HAVING WON THE DEBATES THE PRESIDENT KICKS FOR HOME (via Michael Herdegen):

What the polls are telling us (Michael Barone, 10/20/04, US News)

One week after the third and final presidential debate, there are enough post-debate polls to tell us where the election stands today. Here the results are gathered together by realclearpolitics.com. These are for the three-way pairings, plus the two-way pairings by Rasmussen, which doesn't ask a three-way question. Bush's percentages are listed first.

Fox News 49-42
Washington Post/ABC 51-46
Zogby 45-45
TIPP 48-46
CBS News 47-45
CNN/USAT/Gallup 52-44
Time 48-47
Newsweek 50-44
Rasmussen 48-47

Average 49-45

Note that George W. Bush's percentages range from 45 to 52 percent while John Kerry's percentages range from 42 to 47 percent. In only one poll does Bush fall below 47 percent, which is Kerry's highest percentage.

It seems highly likely that Bush emerged from the debates a little bit ahead. Some Kerry backers argue that voters who are still undecided are likely to end up voting against the incumbent.


Actually, at the presidential level undecideds tend to break towards the incumbent.

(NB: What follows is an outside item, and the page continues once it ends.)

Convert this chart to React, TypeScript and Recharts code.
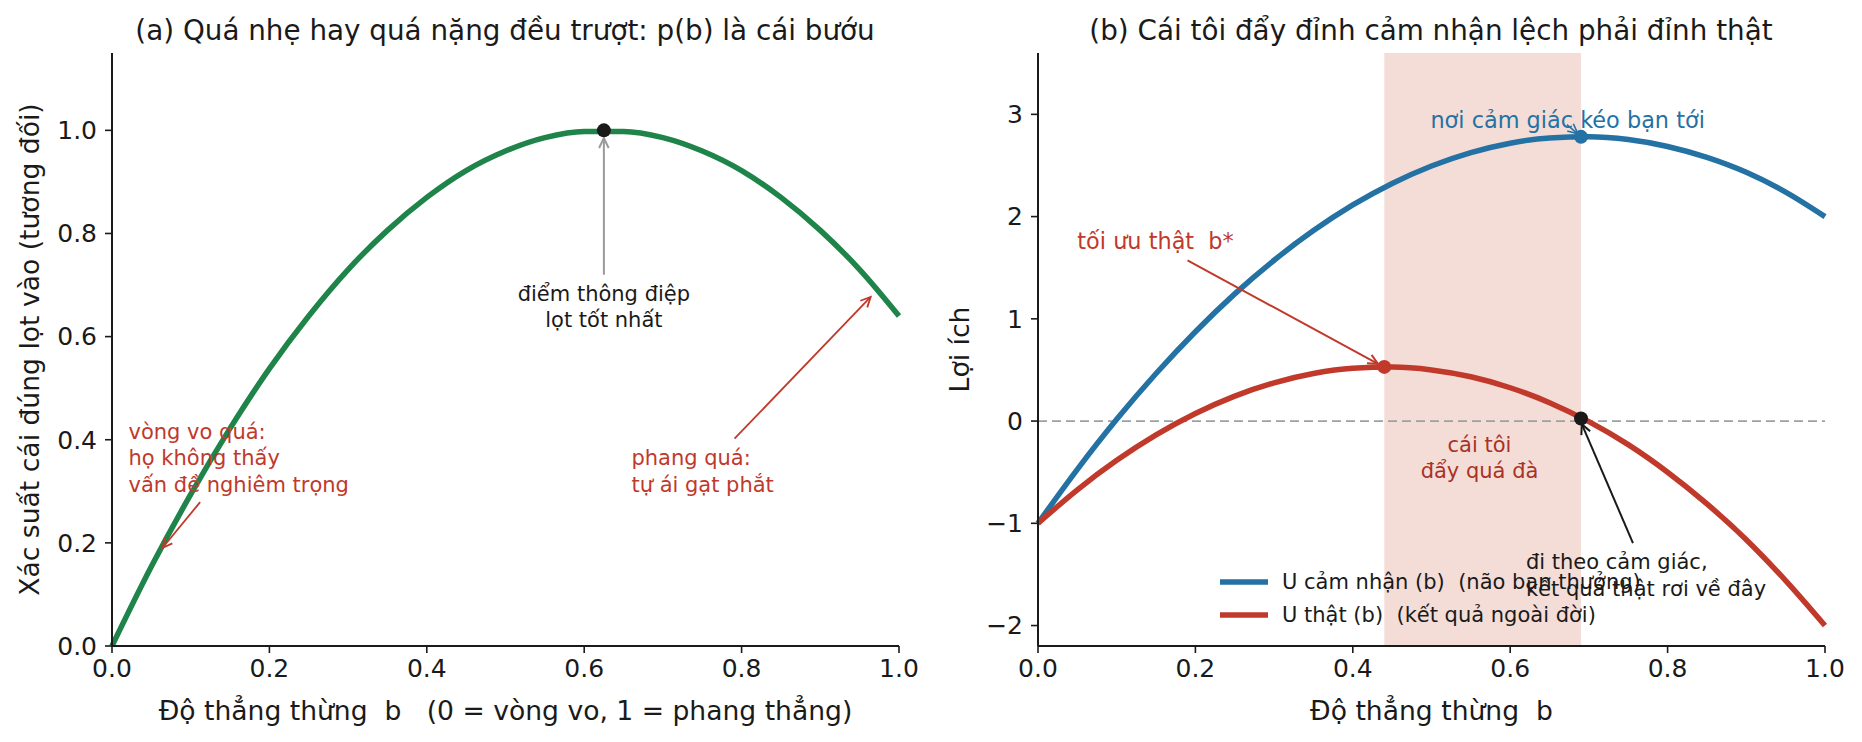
import React from 'react'
import { LineChart, Line, XAxis, YAxis, ReferenceLine, ReferenceDot, ReferenceArea } from 'recharts'

const FONT = '"DejaVu Sans", sans-serif'
const GREEN = '#1e8449'
const BLUE = '#2471a3'
const RED = '#c0392b'
const EGO = '#a93226'
const INK = '#1a1a1a'

// độ thẳng thừng b, đọc tại các mốc 0.05
const bGrid = [0, 0.05, 0.1, 0.15, 0.2, 0.25, 0.3, 0.35, 0.4, 0.45, 0.5, 0.55, 0.6, 0.65, 0.7, 0.75, 0.8, 0.85, 0.9, 0.95, 1.0]
// (a) xác suất lọt vào
const pHit = [0, 0.154, 0.294, 0.422, 0.538, 0.64, 0.73, 0.806, 0.87, 0.922, 0.96, 0.986, 0.998, 0.998, 0.986, 0.96, 0.922, 0.87, 0.806, 0.73, 0.64]
// (b) lợi ích cảm nhận / thật
const uFelt = [-1, -0.472, 0.017, 0.465, 0.874, 1.244, 1.573, 1.863, 2.114, 2.324, 2.495, 2.626, 2.718, 2.769, 2.781, 2.754, 2.686, 2.579, 2.433, 2.24, 2.0]
const uReal = [-1, -0.672, -0.384, -0.135, 0.074, 0.244, 0.374, 0.465, 0.516, 0.528, 0.5, 0.433, 0.326, 0.18, -0.006, -0.231, -0.5, -0.81, -1.16, -1.56, -2.0]

const xTicks = [0, 0.2, 0.4, 0.6, 0.8, 1.0]
const pTicks = [0, 0.2, 0.4, 0.6, 0.8, 1.0]
const uTicks = [-2, -1, 0, 1, 2, 3]

const seriesNames = ['U cảm nhận (b)  (não bạn thưởng)', 'U thật (b)  (kết quả ngoài đời)']

const bestP = { b: 0.625, p: 1.0 }
const feltPeak = { b: 0.69, u: 2.78 }
const realPeak = { b: 0.44, u: 0.53 }
const landing = { b: 0.69, u: 0.025 }
const egoBand = [0.44, 0.69]

const leftData = bGrid.map((b, i) => ({ b, p: pHit[i] }))
const rightData = bGrid.map((b, i) => ({ b, felt: uFelt[i], real: uReal[i] }))

const nb = (s: string) => s.replace(/ /g, '\u00a0')
const fmt1 = (v: number) => v.toFixed(1)
const fmtInt = (v: number) => (v < 0 ? '\u2212' + Math.abs(v) : String(v))

function noteShape(lines: string[], color: string, anchor: 'start' | 'middle', size = 21) {
  return (props: any) => (
    <text x={props.cx} y={props.cy} fill={color} fontSize={size} fontFamily={FONT} textAnchor={anchor} style={{ whiteSpace: 'pre' }}>
      {lines.map((l, i) => (
        <tspan key={i} x={props.cx} dy={i === 0 ? '0.35em' : 26.5}>{l}</tspan>
      ))}
    </text>
  )
}

function arrowShape(color: string, w = 1.8) {
  return (props: any) => {
    const { x1, y1, x2, y2 } = props
    const a = Math.atan2(y2 - y1, x2 - x1)
    const L = 11
    const s = 0.45
    const ax = x2 - L * Math.cos(a - s)
    const ay = y2 - L * Math.sin(a - s)
    const bx = x2 - L * Math.cos(a + s)
    const by = y2 - L * Math.sin(a + s)
    return (
      <g>
        <line x1={x1} y1={y1} x2={x2} y2={y2} stroke={color} strokeWidth={w} />
        <path d={`M${ax},${ay}L${x2},${y2}L${bx},${by}`} fill="none" stroke={color} strokeWidth={w} />
      </g>
    )
  }
}

const tickStyle = { fontSize: 25, fill: INK, fontFamily: FONT }
const axisLabel = { fontSize: 26.6, fill: INK, fontFamily: FONT }

function LeftPanel() {
  return (
    <LineChart width={931} height={742} data={leftData} margin={{ top: 53, right: 32, bottom: 0, left: 0 }}>
      <XAxis
        dataKey="b" type="number" domain={[0, 1]} ticks={xTicks} tickFormatter={fmt1}
        height={96} tickSize={7} tickMargin={6} tick={tickStyle}
        axisLine={{ stroke: INK, strokeWidth: 2 }} tickLine={{ stroke: INK, strokeWidth: 1.6 }}
        label={{ value: nb('Độ thẳng thừng  b   (0 = vòng vo, 1 = phang thẳng)'), position: 'insideBottom', offset: 22, style: axisLabel }}
      />
      <YAxis
        type="number" domain={[0, 1.15]} ticks={pTicks} tickFormatter={fmt1}
        width={112} tickSize={7} tickMargin={8} tick={tickStyle}
        axisLine={{ stroke: INK, strokeWidth: 2 }} tickLine={{ stroke: INK, strokeWidth: 1.6 }}
        label={{ value: 'Xác suất cái đúng lọt vào (tương đối)', angle: -90, position: 'insideLeft', offset: 30, style: { ...axisLabel, textAnchor: 'middle' } }}
      />
      <Line dataKey="p" type="monotone" stroke={GREEN} strokeWidth={5.5} dot={false} activeDot={false} isAnimationActive={false} />
      <ReferenceLine segment={[{ x: 0.625, y: 0.72 }, { x: 0.625, y: 0.985 }]} shape={arrowShape('#9a9a9a', 2)} />
      <ReferenceLine segment={[{ x: 0.112, y: 0.279 }, { x: 0.064, y: 0.19 }]} shape={arrowShape(RED)} />
      <ReferenceLine segment={[{ x: 0.791, y: 0.402 }, { x: 0.964, y: 0.677 }]} shape={arrowShape(RED)} />
      <ReferenceDot x={bestP.b} y={bestP.p} r={7} fill={INK} stroke="none" />
      <ReferenceDot x={0.625} y={0.684} r={0} shape={noteShape(['điểm thông điệp', 'lọt tốt nhất'], INK, 'middle')} />
      <ReferenceDot x={0.021} y={0.416} r={0} shape={noteShape(['vòng vo quá:', 'họ không thấy', 'vấn đề nghiêm trọng'], RED, 'start')} />
      <ReferenceDot x={0.66} y={0.365} r={0} shape={noteShape(['phang quá:', 'tự ái gạt phắt'], RED, 'start')} />
    </LineChart>
  )
}

function RightPanel() {
  return (
    <LineChart width={931} height={742} data={rightData} margin={{ top: 53, right: 37, bottom: 0, left: 0 }}>
      <ReferenceArea x1={egoBand[0]} x2={egoBand[1]} y1={-2.2} y2={3.6} fill="#f5ddd7" fillOpacity={1} stroke="none" />
      <XAxis
        dataKey="b" type="number" domain={[0, 1]} ticks={xTicks} tickFormatter={fmt1}
        height={96} tickSize={7} tickMargin={6} tick={tickStyle}
        axisLine={{ stroke: INK, strokeWidth: 2 }} tickLine={{ stroke: INK, strokeWidth: 1.6 }}
        label={{ value: nb('Độ thẳng thừng  b'), position: 'insideBottom', offset: 22, style: axisLabel }}
      />
      <YAxis
        type="number" domain={[-2.2, 3.6]} ticks={uTicks} tickFormatter={fmtInt}
        width={107} tickSize={7} tickMargin={8} tick={tickStyle}
        axisLine={{ stroke: INK, strokeWidth: 2 }} tickLine={{ stroke: INK, strokeWidth: 1.6 }}
        label={{ value: 'Lợi ích', angle: -90, position: 'insideLeft', offset: 29, style: { ...axisLabel, textAnchor: 'middle' } }}
      />
      <ReferenceLine y={0} stroke="#9aa1a6" strokeWidth={1.8} strokeDasharray="9 5" />
      <Line dataKey="felt" name={seriesNames[0]} type="monotone" stroke={BLUE} strokeWidth={5.5} dot={false} activeDot={false} isAnimationActive={false} />
      <Line dataKey="real" name={seriesNames[1]} type="monotone" stroke={RED} strokeWidth={5.5} dot={false} activeDot={false} isAnimationActive={false} />
      <ReferenceLine segment={[{ x: 0.672, y: 2.9 }, { x: 0.686, y: 2.81 }]} shape={arrowShape(BLUE, 1.6)} />
      <ReferenceLine segment={[{ x: 0.19, y: 1.571 }, { x: 0.432, y: 0.56 }]} shape={arrowShape(RED, 2)} />
      <ReferenceLine segment={[{ x: 0.756, y: -1.193 }, { x: 0.691, y: -0.03 }]} shape={arrowShape(INK, 2)} />
      <ReferenceDot x={feltPeak.b} y={feltPeak.u} r={7} fill={BLUE} stroke="none" />
      <ReferenceDot x={realPeak.b} y={realPeak.u} r={7} fill={RED} stroke="none" />
      <ReferenceDot x={landing.b} y={landing.u} r={7} fill={INK} stroke="none" />
      <ReferenceDot x={0.673} y={2.94} r={0} shape={noteShape(['nơi cảm giác kéo bạn tới'], BLUE, 'middle', 22.4)} />
      <ReferenceDot x={0.05} y={1.756} r={0} shape={noteShape(['tối ưu thật  b*'], RED, 'start', 22.4)} />
      <ReferenceDot x={0.561} y={-0.228} r={0} shape={noteShape(['cái tôi', 'đẩy quá đà'], EGO, 'middle')} />
      <ReferenceDot x={0.62} y={-1.378} r={0} shape={noteShape(['đi theo cảm giác,', 'kết quả thật rơi về đây'], INK, 'start')} />
    </LineChart>
  )
}

export default function App() {
  const legendColors = [BLUE, RED]
  return (
    <div style={{ position: 'absolute', left: 0, top: 0, width: 1862, height: 742, background: '#fff', fontFamily: FONT }}>
      <div style={{ position: 'absolute', left: 0, top: 0 }}>
        <LeftPanel />
      </div>
      <div style={{ position: 'absolute', left: 931, top: 0 }}>
        <RightPanel />
      </div>
      <svg width={1862} height={742} style={{ position: 'absolute', left: 0, top: 0, pointerEvents: 'none' }}>
        <text x={505} y={40} textAnchor="middle" fontSize={27.8} fill={INK} fontFamily={FONT} style={{ whiteSpace: 'pre' }}>
          (a) Quá nhẹ hay quá nặng đều trượt: p(b) là cái bướu
        </text>
        <text x={1431} y={40} textAnchor="middle" fontSize={27.8} fill={INK} fontFamily={FONT} style={{ whiteSpace: 'pre' }}>
          (b) Cái tôi đẩy đỉnh cảm nhận lệch phải đỉnh thật
        </text>
        {seriesNames.map((name, i) => (
          <g key={name}>
            <line x1={1220} x2={1268} y1={582 + i * 33} y2={582 + i * 33} stroke={legendColors[i]} strokeWidth={5.5} />
            <text x={1282} y={582 + i * 33} dy="0.35em" fontSize={21} fill={INK} fontFamily={FONT} style={{ whiteSpace: 'pre' }}>
              {name}
            </text>
          </g>
        ))}
      </svg>
    </div>
  )
}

Posted by Orrin Judd at October 21, 2004 8:27 AM
Comments

I was watching that insipid VH1 show "Best Week Ever" and the announcer says, "Everyone agrees that John Kerry *swept* the debates!" Yes, every low-rent C-list pseudocelebrity they could get for this show thought John Kerry won. But really, the question the country hungers to have answered is, "Who is Paris Hilton voting for?" These stupid gossip shows are a guilty pleasure for me. I keep thinking, "I probably should be watching C-Span right now."

Posted by: Governor Breck at October 21, 2004 9:14 AM

I've seen Bush's approval ratings (over 50%) and it appears that those are pretty important. Things could change and that is why we have elections.

Posted by: pchuck at October 21, 2004 9:32 AM

pchuck:

Historically incumbent presidents poll approval rating +1%.

Posted by: Jeff at October 21, 2004 9:50 AM

In other words W needs approval and/or vote preference in the 52-53% range if we want confidence in Electoral College results.

Posted by: JAB at October 21, 2004 9:54 AM

"Actually, at the presidential level undecideds tend to break towards the incumbent."

Do you have any stats for that argument? It didn't happen in 1996 or 1992, to my knowledge. Clinton was hurt by the Chinese campaign finance scandal and Bush by the outrageous indictment.

Posted by: Jim Miller at October 21, 2004 11:01 AM

Jim:

Pat Caddell.

Posted by: oj at October 21, 2004 11:41 AM

And Dick Morris, who has said that Bush was gaining toward the end of the 92 election. Also Gerald Ford, who came from 30 points back to lose by 2 in 1976. (And does anyone even know about Reagan in '84 and Nixon in '72, as both were routs anyway?)

Posted by: AC at October 21, 2004 11:54 AM

If undecideds broke for the challenger, don't you think we would have seen more than 3 incumbents lose elections in the 20th century?

Posted by: Timothy at October 21, 2004 12:30 PM

There's mixed evidence on the undecideds-break-for-incumbent, but in this case -
1. Thanks to incessant bashing by the media, Bush was starting from an unusually low position in the polls, and every day he goes out and states his case helps him, as it would normally help a challenger the voters are unfamiliar with.
2. Bush has an unattractive opponent, and the more voters learn of Kerry the less they'll like him.

So I think this year, people will break Bush's way. But they'd better, because the fraud will break the Dems way.